Eventually, the bishops gave in and introduced the rejected motion in a conditional form: “That, should the universal law of the Church be modified to authorize the diaconate for women, the Plenary Council recommends that the Australian bishops examine how best to implement it in the context of the Church in Australia.”
This episode calls for several remarks. Firstly, the inconceivable claim of thinking that the faithful united can bring about a kind of new revelation: the teaching Church remains the episcopate; the faithful represent the Church taught. Secondly, putting the truth to a vote is an aberration: the majority does not make truth.
Then, the cowardice of the bishops displayed before their sacred duty to teach the revelation of Jesus Christ. In the same vein, the episode gives us a view of the future of the Church under the synodality regime towards which Pope Francis is tending with all his might.
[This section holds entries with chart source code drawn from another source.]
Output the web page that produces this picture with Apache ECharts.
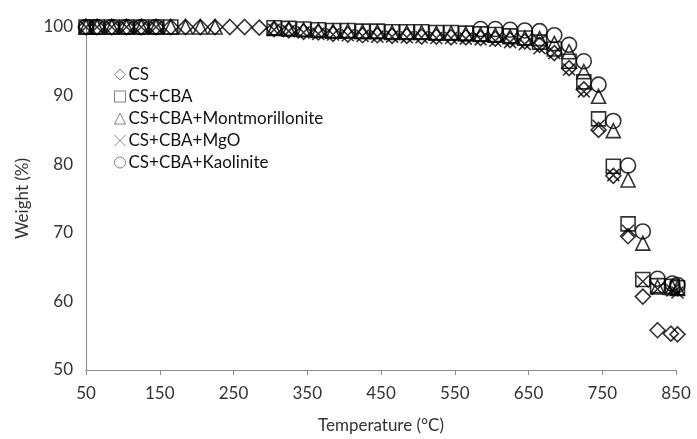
<!DOCTYPE html>
<html>
<head>
<meta charset="utf-8">
<script src="https://cdn.jsdelivr.net/npm/echarts@6/dist/echarts.min.js"></script>
<style>
html,body{margin:0;padding:0;background:#fff;}
#main{width:697px;height:439px;}
</style>
</head>
<body>
<div id="main"></div>
<script>
// temperature (°C) and weight (%) per sample
var tCS = [50,65,85,105,125,145,165,185,205,225,245,265,285,305,325,345,365,385,405,425,445,465,485,505,525,545,565,585,605,625,645,665,685,705,725,745,765,785,805,825,843,852];
var wCS = [100,100,100,100,100,100,100,100,100,100,100,100,99.9,99.7,99.5,99.3,99.2,99.0,98.9,98.8,98.8,98.7,98.7,98.6,98.6,98.5,98.5,98.4,98.3,98.1,97.9,97.4,96.2,94.0,90.9,85.0,78.3,69.5,60.7,55.8,55.3,55.2];

var tCBA = [50,65,85,105,125,145,165,305,325,345,365,385,405,425,445,465,485,505,525,545,565,585,605,625,645,665,685,705,725,745,765,785,805,825,845,852];
var wCBA = [100,100,100,100,100,100,100,99.9,99.8,99.7,99.6,99.5,99.5,99.4,99.4,99.3,99.3,99.3,99.2,99.2,99.1,99.0,98.9,98.7,98.4,97.8,96.8,95.0,92.0,86.6,79.7,71.3,63.2,62.3,62.2,62.0];

var tMont = [50,65,85,105,125,145,165,185,205,225,305,325,345,365,385,405,425,445,465,485,505,525,545,565,585,605,625,645,665,685,705,725,745,765,785,805,825,845,852];
var wMont = [100,100,100,100,100,100,100,100,100,100,99.8,99.7,99.6,99.5,99.4,99.4,99.3,99.3,99.2,99.2,99.2,99.1,99.1,99.0,98.9,98.8,98.6,98.4,98.3,97.6,96.4,93.5,89.9,84.9,77.7,68.5,62.1,62.0,61.9];

var tMgO = [50,65,85,105,125,145,305,325,345,365,385,405,425,445,465,485,505,525,545,565,585,605,625,645,665,685,705,725,745,765,785,805,825,845,852];
var wMgO = [100,100,100,100,100,100,99.6,99.4,99.2,99.0,98.9,98.8,98.7,98.6,98.6,98.5,98.5,98.4,98.4,98.3,98.2,98.0,97.8,97.5,96.9,96.2,93.8,90.6,85.6,78.4,70.3,62.9,61.8,61.6,61.3];

var tKao = [50,65,85,105,125,145,585,605,625,645,665,685,705,725,745,765,785,805,825,845,852];
var wKao = [100,100,100,100,100,100,99.7,99.7,99.6,99.5,99.4,98.8,97.4,95.0,91.6,86.3,79.8,70.2,63.3,62.6,62.4];

var names = ['CS', 'CS+CBA', 'CS+CBA+Montmorillonite', 'CS+CBA+MgO', 'CS+CBA+Kaolinite'];

function pairs(t, w) {
    var out = [];
    for (var i = 0; i < t.length; i++) out.push([t[i], w[i]]);
    return out;
}

function mk(name, t, w, symbol, size) {
    return {
        name: name,
        type: 'scatter',
        symbol: symbol,
        symbolSize: size,
        clip: false,
        data: pairs(t, w),
        itemStyle: { color: 'rgba(0,0,0,0)', borderColor: '#000', borderWidth: 1.6 }
    };
}

var crossPath = 'path://M0,0L10,10M10,0L0,10';
var font = 'Lato, "Open Sans", sans-serif';
var legendStyle = { color: 'rgba(0,0,0,0)', borderColor: '#666', borderWidth: 1 };

var myChart = echarts.init(document.getElementById('main'));
var option = {
    backgroundColor: '#fff',
    animation: false,
    grid: { left: 86, right: 21, top: 27, bottom: 65 },
    legend: {
        orient: 'vertical',
        left: 109,
        top: 61,
        itemWidth: 11,
        itemHeight: 11,
        itemGap: 5,
        textStyle: { fontFamily: font, fontSize: 17, color: '#111', lineHeight: 15, padding: [0, 0, 0, -2] },
        data: names.map(function (n) { return { name: n, itemStyle: legendStyle }; })
    },
    xAxis: {
        type: 'value',
        min: 50,
        max: 850,
        interval: 100,
        name: 'Temperature (°C)',
        nameLocation: 'middle',
        nameGap: 47,
        nameTextStyle: { fontFamily: font, fontSize: 17, color: '#333' },
        axisLine: { lineStyle: { color: '#8a8a8a', width: 1 } },
        axisTick: { show: true, length: 5, lineStyle: { color: '#8a8a8a' } },
        axisLabel: { fontFamily: font, fontSize: 17, color: '#333', margin: 15 },
        splitLine: { show: false }
    },
    yAxis: {
        type: 'value',
        min: 50,
        max: 100,
        interval: 10,
        name: 'Weight (%)',
        nameLocation: 'middle',
        nameGap: 55,
        nameTextStyle: { fontFamily: font, fontSize: 17, color: '#333' },
        axisLine: { show: true, lineStyle: { color: '#8a8a8a', width: 1 } },
        axisTick: { show: false },
        axisLabel: { fontFamily: font, fontSize: 17, color: '#333', margin: 13 },
        splitLine: { show: false }
    },
    series: [
        mk(names[0], tCS, wCS, 'diamond', 15),
        mk(names[1], tCBA, wCBA, 'rect', 14),
        mk(names[2], tMont, wMont, 'triangle', 14),
        mk(names[3], tMgO, wMgO, crossPath, 12),
        mk(names[4], tKao, wKao, 'circle', 15)
    ]
};
myChart.setOption(option);
</script>
</body>
</html>
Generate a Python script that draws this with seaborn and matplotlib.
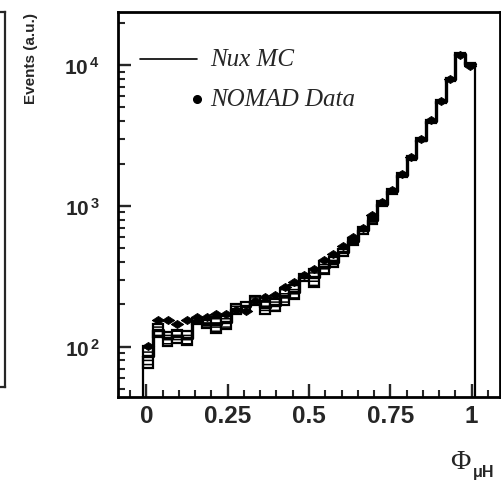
import numpy as np
import pandas as pd
import matplotlib
matplotlib.use("Agg")
import matplotlib.pyplot as plt
from matplotlib.ticker import MultipleLocator, FixedLocator, LogLocator, NullFormatter, FuncFormatter
from matplotlib.lines import Line2D
import seaborn as sns

# Binning of the muon-hadron angle variable
bin_lo, bin_hi, n_bins = -0.01, 1.01, 34

# NOMAD data (events per bin)
data_events = [102, 156, 156, 144, 156, 163, 163, 172, 172, 183,
               180, 213, 227, 235, 267, 286, 321, 359, 411, 459,
               518, 605, 700, 860, 1060, 1290, 1680, 2220, 3000, 4050,
               5600, 8000, 11800, 9900]

# Nux Monte Carlo prediction and its statistical uncertainty
mc_events = [86, 131, 115, 119, 116, 153, 146, 145, 149, 186,
             194, 213, 191, 199, 228, 246, 312, 312, 367, 403,
             470, 560, 670, 790, 1040, 1270, 1650, 2180, 2950, 4000,
             5550, 7900, 12000, 10200]
mc_err = [15, 14, 13, 13, 13, 8, 10, 19, 16, 16,
          15, 16, 21, 20, 29, 27, 19, 46, 40, 34,
          28, 34, 40, 47, 45, 50, 55, 65, 80, 100,
          130, 170, 230, 220]

x_ticks = [0, 0.25, 0.5, 0.75, 1]
x_tick_labels = ["0", "0.25", "0.5", "0.75", "1"]

edges = np.linspace(bin_lo, bin_hi, n_bins + 1)
centers = 0.5 * (edges[:-1] + edges[1:])
width = edges[1] - edges[0]

df = pd.DataFrame({"phi": centers, "data": data_events,
                   "mc": mc_events, "mc_err": mc_err})

sns.set_style("ticks")
plt.rcParams["font.family"] = ["Liberation Sans", "DejaVu Sans"]
plt.rcParams["mathtext.fontset"] = "custom"
plt.rcParams["mathtext.rm"] = "Liberation Sans:bold"
plt.rcParams["mathtext.bf"] = "Liberation Sans:bold"
plt.rcParams["hatch.linewidth"] = 1.1
plt.rcParams["hatch.color"] = "black"

fig = plt.figure(figsize=(5.02, 4.85), dpi=100)
ax = fig.add_axes([118 / 502, 1 - 398 / 485, 382 / 502, 385.5 / 485])
ax.set_yscale("log")

# MC uncertainty boxes
ax.bar(df["phi"], 2 * df["mc_err"], bottom=df["mc"] - df["mc_err"], width=width,
       facecolor="white", edgecolor="black", linewidth=1.6, hatch="----", zorder=2)

# MC histogram outline
sns.histplot(data=df, x="phi", weights="mc", bins=n_bins, binrange=(bin_lo, bin_hi),
             element="step", fill=False, color="black", linewidth=2.4, ax=ax, zorder=3)
ax.vlines([edges[0], edges[-1]], 1, [mc_events[0], mc_events[-1]],
          colors="black", linewidth=1.6, zorder=3)

# Data points (wide diamonds)
diamond = [(-1.0, 0.0), (0.0, 0.65), (1.0, 0.0), (0.0, -0.65), (-1.0, 0.0)]
sns.scatterplot(data=df, x="phi", y="data", marker=diamond, color="black", s=80,
                edgecolor="black", linewidth=0.6, ax=ax, zorder=4)

ax.set_xlim(-0.0875, 1.0875)
ax.set_ylim(44, 24000)

ax.xaxis.set_major_locator(FixedLocator(x_ticks))
ax.xaxis.set_minor_locator(MultipleLocator(0.05))
ax.set_xticklabels(x_tick_labels)
ax.yaxis.set_major_locator(LogLocator(base=10, numticks=10))
ax.yaxis.set_minor_locator(LogLocator(base=10, subs=np.arange(2, 10), numticks=20))
ax.yaxis.set_minor_formatter(NullFormatter())
ax.yaxis.set_major_formatter(FuncFormatter(
    lambda v, p: r"$\mathbf{10^{\,%d}}$" % int(round(np.log10(v)))))

ax.tick_params(axis="both", which="major", direction="in", length=9.5, width=1.7)
ax.tick_params(axis="both", which="minor", direction="in", length=5, width=1.5)
ax.tick_params(axis="x", which="major", labelsize=17.5, pad=5)
ax.tick_params(axis="y", which="major", labelsize=15, pad=13)
for lab in ax.get_xticklabels():
    lab.set_fontweight("bold")
for side in ["left", "right", "top", "bottom"]:
    ax.spines[side].set_linewidth(2.0)
    ax.spines[side].set_color("black")

ax.set_xlabel("")
ax.set_ylabel("Events (a.u.)", fontsize=11, fontweight="heavy", loc="top", labelpad=19)

# Legend
ax.add_line(Line2D([0.058, 0.207], [0.877, 0.877], transform=ax.transAxes,
                   color="black", linewidth=1.2))
ax.text(0.241, 0.877, "Nux MC", transform=ax.transAxes, va="center", ha="left",
        fontsize=18, fontstyle="italic", family="Liberation Serif")
ax.add_line(Line2D([0.207], [0.773], transform=ax.transAxes, marker="o",
                   markersize=5.5, color="black", linestyle="none"))
ax.text(0.241, 0.773, "NOMAD Data", transform=ax.transAxes, va="center", ha="left",
        fontsize=18, fontstyle="italic", family="Liberation Serif")

# Axis title Phi_muH
fig.text(450 / 502, 1 - 469 / 485, "Φ", fontsize=20, family="Liberation Serif",
         ha="left", va="baseline")
fig.text(473 / 502, 1 - 477 / 485, "μH", fontsize=11.5, fontweight="bold",
         ha="left", va="baseline")

# Edge of the neighbouring panel
ax_left = fig.add_axes([-0.5, 1 - 388 / 485, 0.5 + 5 / 502, (388 - 13) / 485])
ax_left.set_xticks([])
ax_left.set_yticks([])
for side in ["left", "right", "top", "bottom"]:
    ax_left.spines[side].set_linewidth(1.6)

fig.savefig("out.png", dpi=100)
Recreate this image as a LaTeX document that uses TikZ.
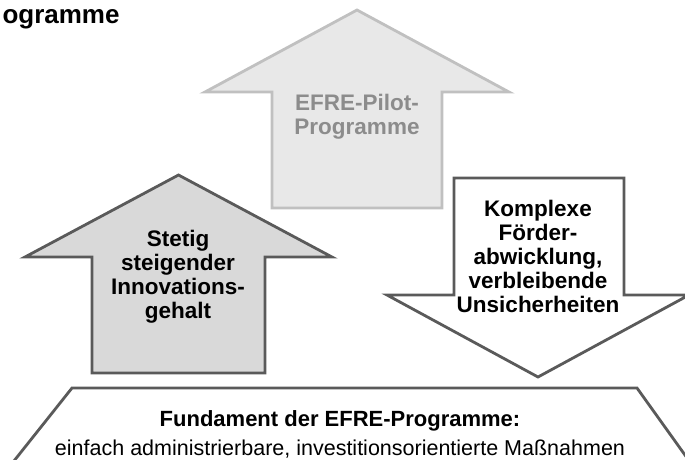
\documentclass[tikz,border=0pt]{standalone}
\usepackage{fontspec}
\setmainfont{Liberation Sans}

\definecolor{pilotfill}{HTML}{E8E8E8}
\definecolor{pilotline}{HTML}{C0C0C0}
\definecolor{pilottext}{HTML}{8C8C8C}
\definecolor{innofill}{HTML}{D9D9D9}
\definecolor{darkline}{HTML}{5A5A5A}

\tikzset{
  arrowtext/.style={font=\bfseries\fontsize{22.5}{24}\selectfont, align=center},
  basetext/.style={font=\fontsize{21.5}{29}\selectfont, align=center, inner sep=1pt}
}

\begin{document}
\begin{tikzpicture}[x=1pt,y=-1pt]
    \useasboundingbox (0,0) rectangle (685,459);
    \clip (0,0) rectangle (685,459);

    % pilot programmes (pale)
    \filldraw[fill=pilotfill, draw=pilotline, line width=2.8pt]
      (357,10) -- (509,92) -- (442,92) -- (442,208) -- (272,208) -- (272,92) -- (205,92) -- cycle;
    % innovation arrow
    \filldraw[fill=innofill, draw=darkline, line width=2.8pt]
      (178.5,175) -- (332,257) -- (265,257) -- (265,373) -- (92,373) -- (92,257) -- (25,257) -- cycle;
    % complexity arrow
    \filldraw[fill=white, draw=darkline, line width=2.8pt]
      (454,178) -- (624,178) -- (624,295) -- (689,295) -- (538,377) -- (387,295) -- (454,295) -- cycle;
    % foundation
    \filldraw[fill=white, draw=darkline, line width=2.8pt]
      (72,388) -- (637,388) -- (700,476) -- (2,476) -- cycle;

    \node[anchor=west, font=\bfseries\fontsize{26}{30}\selectfont] (title) at (-1,19) {ogramme};

    \node[arrowtext, text=pilottext] (pilot) at (357,117) {EFRE-Pilot-\\Programme};
    \node[arrowtext] (inno) at (178,277) {Stetig\\steigender\\Innovations-\\gehalt};
    \node[arrowtext] (komplex) at (538,256) {Komplexe\\ Förder-\\abwicklung,\\verbleibende\\Unsicherheiten};

    \node[basetext] (fundament) at (340,434)
      {\textbf{\fontsize{22}{29}\selectfont Fundament der EFRE-Programme:}\\einfach administrierbare, investitionsorientierte Maßnahmen};
\end{tikzpicture}
\end{document}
Finally, the denial of a revealed truth in the text of a plenary council is the crowning achievement of this attitude. The female diaconate is an aberration for several reasons. Historically, there has never been a diaconate given to women by ordination in the history of the Church, even if history mentions deaconesses who provided various types of assistance. However, in that tradition, the practice has a capital value.
But there is a deeper reason. The Council of Trent recalls that the sacrament of Holy Orders is composed of at least three degrees: the episcopate, the priesthood, and the diaconate, not wanting to decide for the other degrees conferred in the Church. If they are essential degrees – and they are – they are under the same law.
However, it has always been accepted, and this was recalled by John Paul II and Benedict XVI, that the priesthood can only be conferred on men. The proposition therefore necessarily applies both to the episcopate and to the diaconate. No theologian worthy of the name, no bishop can ignore such a thing. But the Australian episcopate, which had blocked this erroneous proposal, has yielded to pressure.
A decree asks to review the directives concerning the participation of the laity in preaching – according to Canon 766 of the new code, in which it admits “certain circumstances.” The bishops refused to endorse a broader proposal. Another decree calls for the widening of the use of penitential ceremonies.
Finally, in connection with the eighth and last text which deals with governance, the synodal couplet is widely intoned: “That dioceses and eparchies support parishes to establish and strengthen appropriate synodal structures by developing guidelines and providing resources for the flourishing of Parish Pastoral Councils… and other parish bodies.”
“That representatives of the Australian Catholic Bishops' Conference, Catholic Religious Australia, and the Association of Ministerial Public Juridic Persons (PJP) form a working group to develop and establish a roundtable structure . . . to foster, assess, and report periodically on the development of synodal leadership across the Church in Australia.”
With such results, it is not even necessary to launch into the synod on synodality: the Faith is already being auctioned off by the voices of the “People of God” who feel animated by the Spirit to evacuate everything that would embarrass modern sensibilities.